▶ **Directions**: Copy the listing below line for line, starting at its first line and ending with the line that has "3.5, 2.5, 2.2]" in it. Add nothing.

◆ ◆ ◆ ◆ ◆

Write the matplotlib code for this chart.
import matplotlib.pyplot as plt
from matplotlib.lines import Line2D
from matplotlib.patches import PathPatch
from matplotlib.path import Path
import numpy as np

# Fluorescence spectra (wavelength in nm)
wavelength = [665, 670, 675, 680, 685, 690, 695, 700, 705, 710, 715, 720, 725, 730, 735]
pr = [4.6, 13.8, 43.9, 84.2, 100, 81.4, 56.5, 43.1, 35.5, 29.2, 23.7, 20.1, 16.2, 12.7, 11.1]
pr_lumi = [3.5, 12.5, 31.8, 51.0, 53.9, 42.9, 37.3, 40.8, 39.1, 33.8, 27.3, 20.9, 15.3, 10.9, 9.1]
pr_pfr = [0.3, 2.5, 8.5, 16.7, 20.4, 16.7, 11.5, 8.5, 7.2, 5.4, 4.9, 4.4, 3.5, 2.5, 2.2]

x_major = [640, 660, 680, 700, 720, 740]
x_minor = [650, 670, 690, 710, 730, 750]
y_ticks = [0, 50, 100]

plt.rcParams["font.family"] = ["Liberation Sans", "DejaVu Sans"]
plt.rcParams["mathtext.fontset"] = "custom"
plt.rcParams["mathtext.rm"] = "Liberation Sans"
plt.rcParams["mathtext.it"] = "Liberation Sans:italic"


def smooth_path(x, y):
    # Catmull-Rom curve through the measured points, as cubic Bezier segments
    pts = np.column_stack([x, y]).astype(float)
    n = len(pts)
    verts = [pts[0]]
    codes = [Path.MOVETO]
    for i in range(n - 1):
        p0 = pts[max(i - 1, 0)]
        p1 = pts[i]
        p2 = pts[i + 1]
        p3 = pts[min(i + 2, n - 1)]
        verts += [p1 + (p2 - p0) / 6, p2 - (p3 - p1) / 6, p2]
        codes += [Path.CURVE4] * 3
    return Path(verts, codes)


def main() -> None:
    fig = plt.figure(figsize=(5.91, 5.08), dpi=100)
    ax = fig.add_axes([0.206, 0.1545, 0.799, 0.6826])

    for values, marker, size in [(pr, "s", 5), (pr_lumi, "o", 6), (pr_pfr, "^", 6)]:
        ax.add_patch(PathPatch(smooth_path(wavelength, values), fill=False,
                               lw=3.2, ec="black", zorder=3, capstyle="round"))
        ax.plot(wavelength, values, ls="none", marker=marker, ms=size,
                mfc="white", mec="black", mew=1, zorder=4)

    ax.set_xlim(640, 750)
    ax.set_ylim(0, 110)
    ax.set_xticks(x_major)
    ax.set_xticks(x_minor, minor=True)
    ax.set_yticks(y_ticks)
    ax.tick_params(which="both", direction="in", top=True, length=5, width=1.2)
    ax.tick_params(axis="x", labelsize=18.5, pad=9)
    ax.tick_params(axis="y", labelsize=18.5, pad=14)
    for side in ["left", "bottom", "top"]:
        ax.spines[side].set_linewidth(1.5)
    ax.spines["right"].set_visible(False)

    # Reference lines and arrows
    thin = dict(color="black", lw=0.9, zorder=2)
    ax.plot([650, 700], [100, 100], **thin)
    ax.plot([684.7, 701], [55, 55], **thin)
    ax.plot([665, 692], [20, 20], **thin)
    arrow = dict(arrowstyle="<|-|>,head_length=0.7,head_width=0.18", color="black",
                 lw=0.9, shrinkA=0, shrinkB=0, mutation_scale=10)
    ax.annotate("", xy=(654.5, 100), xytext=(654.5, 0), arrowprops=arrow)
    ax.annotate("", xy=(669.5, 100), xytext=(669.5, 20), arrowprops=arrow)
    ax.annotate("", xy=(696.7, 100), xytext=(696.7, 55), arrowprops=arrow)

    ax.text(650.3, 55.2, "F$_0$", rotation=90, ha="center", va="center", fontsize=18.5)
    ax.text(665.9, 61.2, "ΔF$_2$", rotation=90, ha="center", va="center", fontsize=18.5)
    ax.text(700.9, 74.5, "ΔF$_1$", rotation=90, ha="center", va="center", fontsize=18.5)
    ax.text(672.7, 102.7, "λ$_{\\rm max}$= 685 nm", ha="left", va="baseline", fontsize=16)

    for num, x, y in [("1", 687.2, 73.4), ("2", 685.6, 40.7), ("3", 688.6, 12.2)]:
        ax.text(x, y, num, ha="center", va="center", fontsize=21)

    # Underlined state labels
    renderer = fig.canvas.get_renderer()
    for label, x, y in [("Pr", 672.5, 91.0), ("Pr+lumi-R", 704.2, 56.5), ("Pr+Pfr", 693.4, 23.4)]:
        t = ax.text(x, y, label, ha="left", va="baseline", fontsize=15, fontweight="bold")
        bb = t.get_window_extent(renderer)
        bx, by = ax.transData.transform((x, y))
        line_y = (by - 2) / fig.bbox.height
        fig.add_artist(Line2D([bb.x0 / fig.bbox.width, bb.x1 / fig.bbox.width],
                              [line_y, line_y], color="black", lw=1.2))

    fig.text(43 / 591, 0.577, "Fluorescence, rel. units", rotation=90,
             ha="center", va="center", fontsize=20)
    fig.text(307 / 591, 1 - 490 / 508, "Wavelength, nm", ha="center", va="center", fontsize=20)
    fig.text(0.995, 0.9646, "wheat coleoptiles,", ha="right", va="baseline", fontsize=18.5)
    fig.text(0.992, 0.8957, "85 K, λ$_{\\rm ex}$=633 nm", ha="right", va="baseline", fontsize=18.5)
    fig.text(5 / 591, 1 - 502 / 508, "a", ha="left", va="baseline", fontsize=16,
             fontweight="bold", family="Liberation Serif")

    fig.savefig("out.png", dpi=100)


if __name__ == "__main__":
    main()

◆ ◆ ◆ ◆ ◆

▶ **Response**:
Write the matplotlib code for this chart.
import matplotlib.pyplot as plt
from matplotlib.lines import Line2D
from matplotlib.patches import PathPatch
from matplotlib.path import Path
import numpy as np

# Fluorescence spectra (wavelength in nm)
wavelength = [665, 670, 675, 680, 685, 690, 695, 700, 705, 710, 715, 720, 725, 730, 735]
pr = [4.6, 13.8, 43.9, 84.2, 100, 81.4, 56.5, 43.1, 35.5, 29.2, 23.7, 20.1, 16.2, 12.7, 11.1]
pr_lumi = [3.5, 12.5, 31.8, 51.0, 53.9, 42.9, 37.3, 40.8, 39.1, 33.8, 27.3, 20.9, 15.3, 10.9, 9.1]
pr_pfr = [0.3, 2.5, 8.5, 16.7, 20.4, 16.7, 11.5, 8.5, 7.2, 5.4, 4.9, 4.4, 3.5, 2.5, 2.2]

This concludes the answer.